Cuando escucho estos días la expresión de salvar la Navidad para argumentar la relajación de las medidas preventivas frente al virus siento la misma desazón que cuando el hombre o las mujeres del tiempo nos ofrecen la información meteorológica y afirman que mejorarán las temperaturas porque se marchan las lluvias. ¿Quién fija el criterio de que el buen tiempo tiene que ir siempre asociado al sol y el malo a nubosidad y a las tormentas? En tierras asediadas por la sequía o la escasez de agua la bondad tendría que estar asociada siempre a la descarga de lluvia, por lo que los adjetivos habría que invertirlos. Es necesaria una Navidad sin salvavidas.
Algo parecido sucede cuando los defensores de la ampliación de horarios para el cierre de bares y restaurantes, así como quienes apuestan por relajar las limitaciones de aforo en centros comerciales, lo hacen en aras de salvar no sé qué ni a quién con la excusa de la Navidad. Una Navidad que vinculan, eso sí, con el consumo desmedido, irresponsable y sin sentido. Un período del despilfarro, de gastar por gastar, de comer más de la cuenta, de perder la cabeza, de los buenos deseos faltos de la propia esencia de la ternura manifestada.
Golpecitos en la espalda
No quiero que nadie me salve la Navidad porque la Navidad no tiene quien la salve. Ni necesita ser salvada, al menos así. Convertido en un nuevo pulso entre los instintos más primarios, incapaces de sobrellevar con dignidad un tiempo adulterado y prostituido, perdemos la cabeza sin percatarnos de que no vamos a ningún sitio. De salvadores están los campos de batalla llenos y no quiero que, en mi nombre, venga alguien a darme unos golpecitos en la espalda, soplarme con un matasuegras a la cara y lanzarme el mal aliento mientras, entre gritos, trata de desearme una feliz no sé qué y un próspero año no sé cuántos que es cada vez más viejuno.

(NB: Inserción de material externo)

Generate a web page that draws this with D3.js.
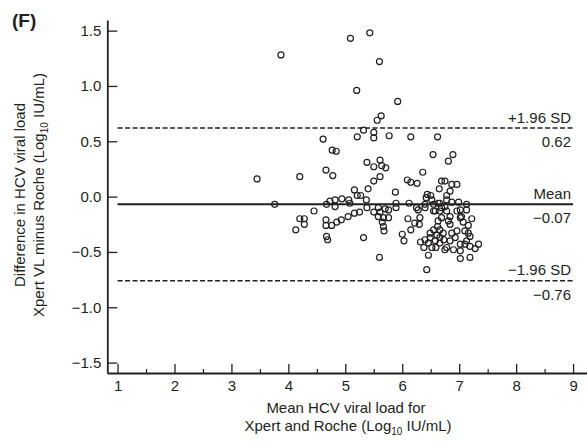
<!DOCTYPE html>
<html>
<head>
<meta charset="utf-8">
<script src="https://cdn.jsdelivr.net/npm/d3@7/dist/d3.min.js"></script>
<style>
  html, body { margin: 0; padding: 0; background: #fff; }
  svg { display: block; }
  text { font-family: "Liberation Sans", Arial, sans-serif; fill: #231f20; }
</style>
</head>
<body>
<script>
// ---- data ----
const meanLoad = [
  3.87,5.09,5.43,5.60,5.20,5.92,5.63,5.56,5.32,5.50,5.21,5.50,5.77,6.15,6.62,4.61,4.77,4.84,6.54,6.89,
  6.81,5.38,5.50,5.61,5.64,5.71,6.36,3.45,4.20,4.66,4.78,5.61,5.50,6.09,6.15,6.26,6.69,6.75,6.87,6.96,
  6.65,5.40,5.16,5.88,5.21,5.27,6.44,6.50,6.42,6.52,6.78,6.78,6.84,4.82,4.94,5.06,5.37,5.08,3.76,4.67,
  4.73,4.82,5.38,5.50,5.58,5.61,5.70,5.76,5.89,5.89,6.12,6.25,6.28,4.45,4.20,4.28,4.28,4.13,4.66,4.66,
  4.76,4.85,4.93,5.05,5.16,5.25,5.58,5.67,5.76,5.65,5.67,5.68,4.67,4.69,5.32,5.60,6.00,6.03,6.10,6.22,
  6.15,6.30,6.32,6.31,6.40,6.40,6.55,6.66,6.69,6.87,6.99,7.13,7.02,7.13,7.22,7.04,7.07,7.16,7.16,7.19,
  6.46,6.43,7.02,7.19,7.34,7.28,7.19,6.49,6.46,6.52,6.59,6.58,6.49,6.55,6.62,6.66,6.72,6.69,6.63,6.66,
  6.78,6.84,6.84,6.87,6.96,7.02,6.96,7.13,7.10,7.02,6.93,6.84,6.78,6.90,7.02,6.66,6.66,6.75,6.73,6.61,
  6.40,6.38,6.55,6.58,6.75,6.81,7.10,6.63
];
const difference = [
  1.28,1.43,1.48,1.22,0.96,0.86,0.73,0.69,0.60,0.58,0.54,0.53,0.55,0.54,0.54,0.52,0.42,0.41,0.38,0.38,
  0.32,0.31,0.27,0.33,0.28,0.26,0.22,0.16,0.18,0.24,0.19,0.18,0.14,0.15,0.13,0.12,0.14,0.14,0.11,0.11,
  0.07,0.07,0.06,0.04,0.01,0.01,0.02,0.01,-0.01,-0.03,0.01,-0.03,0.05,-0.03,-0.02,-0.03,-0.03,-0.06,-0.07,-0.07,
  -0.04,-0.09,-0.10,-0.14,-0.10,-0.14,-0.11,-0.12,-0.06,-0.10,-0.06,-0.10,-0.12,-0.13,-0.20,-0.20,-0.25,-0.30,-0.21,-0.26,
  -0.26,-0.23,-0.21,-0.18,-0.15,-0.14,-0.18,-0.19,-0.19,-0.23,-0.27,-0.31,-0.36,-0.39,-0.37,-0.55,-0.34,-0.40,-0.20,-0.24,
  -0.30,-0.25,-0.41,-0.19,-0.07,-0.10,-0.13,-0.06,-0.10,-0.05,-0.05,-0.07,-0.12,-0.12,-0.20,-0.18,-0.23,-0.26,-0.33,-0.36,
  -0.53,-0.66,-0.56,-0.55,-0.43,-0.47,-0.45,-0.37,-0.42,-0.46,-0.46,-0.40,-0.33,-0.30,-0.27,-0.30,-0.33,-0.19,-0.22,-0.13,
  -0.13,-0.18,-0.25,-0.33,-0.31,-0.19,-0.13,-0.40,-0.43,-0.43,-0.37,-0.40,-0.46,-0.48,-0.49,-0.37,-0.42,-0.48,-0.39,-0.35,
  -0.39,-0.46,-0.07,-0.13,-0.09,-0.22,-0.31,-0.06
];
const meanDiff = -0.07;
const upperLoA = 0.62;
const lowerLoA = -0.76;
const xTicks = [1,2,3,4,5,6,7,8,9];
const xMinorTicks = [1.5,2.5,3.5,4.5,5.5,6.5,7.5,8.5];
const yTicks = [1.5,1.0,0.5,0.0,-0.5,-1.0,-1.5];
const refLabels = [
  {top: "+1.96 SD", bottom: "0.62", value: upperLoA, dashed: true},
  {top: "Mean", bottom: "\u22120.07", value: meanDiff, dashed: false},
  {top: "\u22121.96 SD", bottom: "\u22120.76", value: lowerLoA, dashed: true}
];

// ---- drawing ----
const W = 587, H = 445;
const svg = d3.select("body").append("svg").attr("width", W).attr("height", H);

const x = d3.scaleLinear().domain([0.82, 9.25]).range([107.3, 587.3]);
const y = d3.scaleLinear().domain([-1.594, 1.596]).range([373, 20]);
const ink = "#231f20";
const fmtY = v => (v < 0 ? "\u2212" : "") + Math.abs(v).toFixed(1);

// x axis (major inward ticks)
const gx = svg.append("g").attr("transform", `translate(0,${y.range()[0]})`)
  .call(d3.axisBottom(x).tickValues(xTicks).tickFormat(d3.format("d")).tickSizeInner(-9).tickSizeOuter(0).tickPadding(7));
gx.select(".domain").attr("stroke", ink).attr("stroke-width", 1.8);
gx.selectAll(".tick line").attr("stroke", ink).attr("stroke-width", 1.3);
gx.selectAll(".tick text").attr("font-size", 15).attr("dy", "0.71em").attr("y", 7.5)
  .style("font-family", "'Liberation Sans', Arial, sans-serif").attr("fill", ink);
// minor x ticks
const gxm = svg.append("g").attr("transform", `translate(0,${y.range()[0]})`)
  .call(d3.axisBottom(x).tickValues(xMinorTicks).tickFormat("").tickSizeInner(-4).tickSizeOuter(0));
gxm.select(".domain").remove();
gxm.selectAll(".tick line").attr("stroke", ink).attr("stroke-width", 1.2);

// y axis (inward ticks)
const gy = svg.append("g").attr("transform", `translate(${x.range()[0]},0)`)
  .call(d3.axisLeft(y).tickValues(yTicks).tickFormat(fmtY).tickSizeInner(-10).tickSizeOuter(0).tickPadding(5));
gy.select(".domain").attr("stroke", ink).attr("stroke-width", 1.8);
gy.selectAll(".tick line").attr("stroke", ink).attr("stroke-width", 1.3);
gy.selectAll(".tick text").attr("font-size", 15).attr("x", -6)
  .style("font-family", "'Liberation Sans', Arial, sans-serif").attr("fill", ink);

// reference lines
refLabels.forEach(r => {
  svg.append("line")
    .attr("x1", x(1)).attr("x2", x(9))
    .attr("y1", y(r.value)).attr("y2", y(r.value))
    .attr("stroke", ink)
    .attr("stroke-width", r.dashed ? 1.6 : 2)
    .attr("stroke-dasharray", r.dashed ? "5,2.5" : null);
  svg.append("text").attr("x", x(9) - 2).attr("y", y(r.value) - 5.5)
    .attr("text-anchor", "end").attr("font-size", 15).text(r.top);
  svg.append("text").attr("x", x(9) - 2).attr("y", y(r.value) + 19)
    .attr("text-anchor", "end").attr("font-size", 15).text(r.bottom);
});

// points
svg.append("g").selectAll("circle")
  .data(meanLoad.map((m, i) => [m, difference[i]]))
  .join("circle")
  .attr("cx", d => x(d[0]))
  .attr("cy", d => y(d[1]))
  .attr("r", 3)
  .attr("fill", "none")
  .attr("stroke", ink)
  .attr("stroke-width", 1.2);

// panel label
svg.append("text").attr("x", 12).attr("y", 27).attr("font-size", 19).attr("font-weight", "bold").text("(F)");

// x axis title
const xt = svg.append("g").attr("text-anchor", "middle");
xt.append("text").attr("x", 346).attr("y", 413).attr("font-size", 15).text("Mean HCV viral load for");
const xt2 = xt.append("text").attr("x", 348).attr("y", 430.5).attr("font-size", 15);
xt2.append("tspan").text("Xpert and Roche (Log");
xt2.append("tspan").attr("font-size", 10).attr("dy", 4).text("10");
xt2.append("tspan").attr("dy", -4).text(" IU/mL)");

// y axis title
const yt = svg.append("g").attr("transform", "translate(0,195) rotate(-90)").attr("text-anchor", "middle");
yt.append("text").attr("x", 0).attr("y", 25).attr("font-size", 15).text("Difference in HCV viral load");
const yt2 = yt.append("text").attr("x", 0).attr("y", 43.5).attr("font-size", 15);
yt2.append("tspan").text("Xpert VL minus Roche (Log");
yt2.append("tspan").attr("font-size", 10).attr("dy", 4).text("10");
yt2.append("tspan").attr("dy", -4).text(" IU/mL)");
</script>
</body>
</html>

Si alguno de los que me rodean quiere salvar, de verdad, la Navidad, que se esté calladito. Que trate de vivir su vida haciéndosela mejor a quienes tiene al lado. Empezando por ellos mismos. No hay otra. El silencio nos enseña a escuchar de verdad lo que pulula en nuestro interior. Sin dudarlo. Y es esa sordina el mejor remedio para descubrir que los cementerios están llenos de gente que se creía imprescindible, que se sentía parte indispensable de este engranaje. Sin venir a cuento nos lo han querido restregar hasta llegar a la extenuación, mientras que se perdían lo esencial. Necesitamos una Navidad sin salvavidas.
En mi vida me he muerto
Llegados a ese punto no hay mejor terapia para el respetable que entrar en una fase de mirada más allá del ombligo. De traspasar ese cómodo colchón en el que, figuradamente, nos envolvemos para evitar las consecuencias de cualquier golpe. De adelantarnos a los acontecimientos sin que estos acaben por devorarnos o, peor aún, paralizarnos. Porque de lo que se trata es de tener siempre preparada la maleta para iniciar un viaje a ninguna parte, allá donde creemos poder estar seguros… sin estarlo, ni pretenderlo.
Además, ¿de qué narices hay que salvar la Navidad? ¿De consumir menos? Ojalá. ¿De reuniones familiares con quienes no queremos cenar? Pues genial. ¿De regalar por regalar, sin haber dedicado ni un minuto en pensar en algún objeto que sea capaz de revivir en la otra persona un atisbo de sorpresa? Vamos, hombre, en mi vida me he muerto. ¿De viajar por viajar? ¿De beber por beber? ¿De ligar por ligar? Sinceramente, qué pobreza nos espera si queremos repetir un año más las mismas lisonjas para conseguir algo que está al alcance de la mano en cualquier época del año. De ahí que urja una Navidad sin salvavidas.
Volverá la Navidad
Imagino que a nadie de ustedes se le habrá ocurrido pensar que estábamos hablando de la economía. Qué va. Les considero más inteligentes. Y si alguno se ha caído de un guindo, no pasa nada. Hasta en las mejores familias se buscan salvavidas para nadar y guardar la ropa. Otra vez será. La Navidad volverá en cualquier momento. Seguro.